[Data listing]

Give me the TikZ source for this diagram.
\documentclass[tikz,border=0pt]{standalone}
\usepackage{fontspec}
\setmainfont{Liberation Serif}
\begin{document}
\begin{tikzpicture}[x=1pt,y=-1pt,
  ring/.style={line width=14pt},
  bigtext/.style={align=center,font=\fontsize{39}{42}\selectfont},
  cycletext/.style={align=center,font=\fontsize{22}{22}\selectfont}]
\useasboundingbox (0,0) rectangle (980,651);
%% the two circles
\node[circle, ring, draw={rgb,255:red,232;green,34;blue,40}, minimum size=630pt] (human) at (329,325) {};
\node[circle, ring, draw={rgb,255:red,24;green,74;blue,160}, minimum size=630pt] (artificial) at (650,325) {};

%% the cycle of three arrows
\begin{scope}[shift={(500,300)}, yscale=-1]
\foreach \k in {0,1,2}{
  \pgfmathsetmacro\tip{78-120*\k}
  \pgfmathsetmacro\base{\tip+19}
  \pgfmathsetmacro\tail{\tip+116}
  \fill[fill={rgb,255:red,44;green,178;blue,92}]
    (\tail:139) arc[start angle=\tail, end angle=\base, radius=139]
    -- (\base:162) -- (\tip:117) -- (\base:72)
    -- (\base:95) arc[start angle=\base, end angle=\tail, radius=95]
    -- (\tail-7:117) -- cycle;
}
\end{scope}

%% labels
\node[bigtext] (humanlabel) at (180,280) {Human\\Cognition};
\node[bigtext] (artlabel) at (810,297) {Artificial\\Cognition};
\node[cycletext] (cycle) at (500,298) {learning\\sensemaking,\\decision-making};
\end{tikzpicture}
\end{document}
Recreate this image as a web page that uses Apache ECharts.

→ **REQUIRED TASK**: Exact output of every entry is required.

→ **ANSWER TO THIS PROBLEM**:
Give me the TikZ source for this diagram.
\documentclass[tikz,border=0pt]{standalone}
\usepackage{fontspec}
\setmainfont{Liberation Serif}
\begin{document}
\begin{tikzpicture}[x=1pt,y=-1pt,
  ring/.style={line width=14pt},
  bigtext/.style={align=center,font=\fontsize{39}{42}\selectfont},
  cycletext/.style={align=center,font=\fontsize{22}{22}\selectfont}]
\useasboundingbox (0,0) rectangle (980,651);
%% the two circles
\node[circle, ring, draw={rgb,255:red,232;green,34;blue,40}, minimum size=630pt] (human) at (329,325) {};
\node[circle, ring, draw={rgb,255:red,24;green,74;blue,160}, minimum size=630pt] (artificial) at (650,325) {};

%% the cycle of three arrows
\begin{scope}[shift={(500,300)}, yscale=-1]
\foreach \k in {0,1,2}{
  \pgfmathsetmacro\tip{78-120*\k}
  \pgfmathsetmacro\base{\tip+19}
  \pgfmathsetmacro\tail{\tip+116}
  \fill[fill={rgb,255:red,44;green,178;blue,92}]
    (\tail:139) arc[start angle=\tail, end angle=\base, radius=139]
    -- (\base:162) -- (\tip:117) -- (\base:72)
    -- (\base:95) arc[start angle=\base, end angle=\tail, radius=95]
    -- (\tail-7:117) -- cycle;
}
\end{scope}

%% labels
\node[bigtext] (humanlabel) at (180,280) {Human\\Cognition};
\node[bigtext] (artlabel) at (810,297) {Artificial\\Cognition};
\node[cycletext] (cycle) at (500,298) {learning\\sensemaking,\\decision-making};
\end{tikzpicture}
\end{document}
Recreate this image as a web page that uses Apache ECharts.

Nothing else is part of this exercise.